⟨

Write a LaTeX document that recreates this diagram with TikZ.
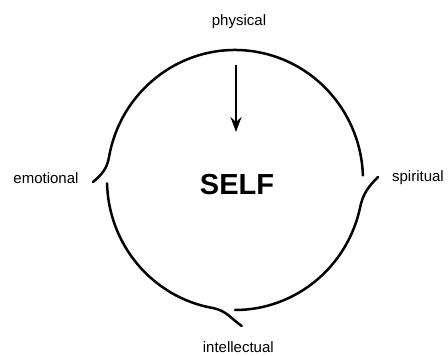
\documentclass[tikz,border=0pt]{standalone}
\usepackage{fontspec}
\setmainfont{Liberation Sans}
\usetikzlibrary{arrows.meta,positioning}

\begin{document}
\begin{tikzpicture}[
		x=1pt, y=1pt,
		every node/.style={font=\fontsize{15}{18}\selectfont, inner sep=0pt},
		aspect/.style={text=black},
		selfbox/.style={font=\fontsize{29}{33}\selectfont\bfseries},
		ring/.style={line width=2.5pt, line cap=round},
		arrow/.style={-{Stealth[length=15pt, width=11pt, inset=5pt]}, line width=1.9pt}
	]
		\useasboundingbox (-235,-176) rectangle (213,180);

		\node[aspect] (physical) at (4,158.5) {physical};
		\node[aspect] (emotional) at (-189,2) {emotional};
		\node[aspect] (spiritual) at (183,2.5) {spiritual};
		\node[aspect] (intellectual) at (3.3,-167) {intellectual};
		\node[selfbox] (self) at (2,-5) {SELF};

		\coordinate (arrowtop) at (1,115);
		\coordinate (arrowtip) at (1,48);

		% three strokes of the ring
		\draw[ring] (-142,-2) to[out=40, in=-100] (170:128 and 130)
			arc[start angle=170, end angle=2, x radius=128, y radius=130];
		\draw[ring] (143,3) to[out=225, in=78] (-12:128 and 130)
			arc[start angle=-12, end angle=-90, x radius=128, y radius=130];
		\draw[ring] (6.7,-146) to[out=145, in=-10] (-100:128 and 130)
			arc[start angle=-100, end angle=-178.5, x radius=128, y radius=130];

		\draw[arrow] (arrowtop) -- (arrowtip);
	\end{tikzpicture}
\end{document}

⟩

▶ Task statement
Omit the pictures, and quote the material above exactly as given.

▶ Full response
Write a LaTeX document that recreates this diagram with TikZ.
\documentclass[tikz,border=0pt]{standalone}
\usepackage{fontspec}
\setmainfont{Liberation Sans}
\usetikzlibrary{arrows.meta,positioning}

\begin{document}
\begin{tikzpicture}[
		x=1pt, y=1pt,
		every node/.style={font=\fontsize{15}{18}\selectfont, inner sep=0pt},
		aspect/.style={text=black},
		selfbox/.style={font=\fontsize{29}{33}\selectfont\bfseries},
		ring/.style={line width=2.5pt, line cap=round},
		arrow/.style={-{Stealth[length=15pt, width=11pt, inset=5pt]}, line width=1.9pt}
	]
		\useasboundingbox (-235,-176) rectangle (213,180);

		\node[aspect] (physical) at (4,158.5) {physical};
		\node[aspect] (emotional) at (-189,2) {emotional};
		\node[aspect] (spiritual) at (183,2.5) {spiritual};
		\node[aspect] (intellectual) at (3.3,-167) {intellectual};
		\node[selfbox] (self) at (2,-5) {SELF};

		\coordinate (arrowtop) at (1,115);
		\coordinate (arrowtip) at (1,48);

		% three strokes of the ring
		\draw[ring] (-142,-2) to[out=40, in=-100] (170:128 and 130)
			arc[start angle=170, end angle=2, x radius=128, y radius=130];
		\draw[ring] (143,3) to[out=225, in=78] (-12:128 and 130)
			arc[start angle=-12, end angle=-90, x radius=128, y radius=130];
		\draw[ring] (6.7,-146) to[out=145, in=-10] (-100:128 and 130)
			arc[start angle=-100, end angle=-178.5, x radius=128, y radius=130];

		\draw[arrow] (arrowtop) -- (arrowtip);
	\end{tikzpicture}
\end{document}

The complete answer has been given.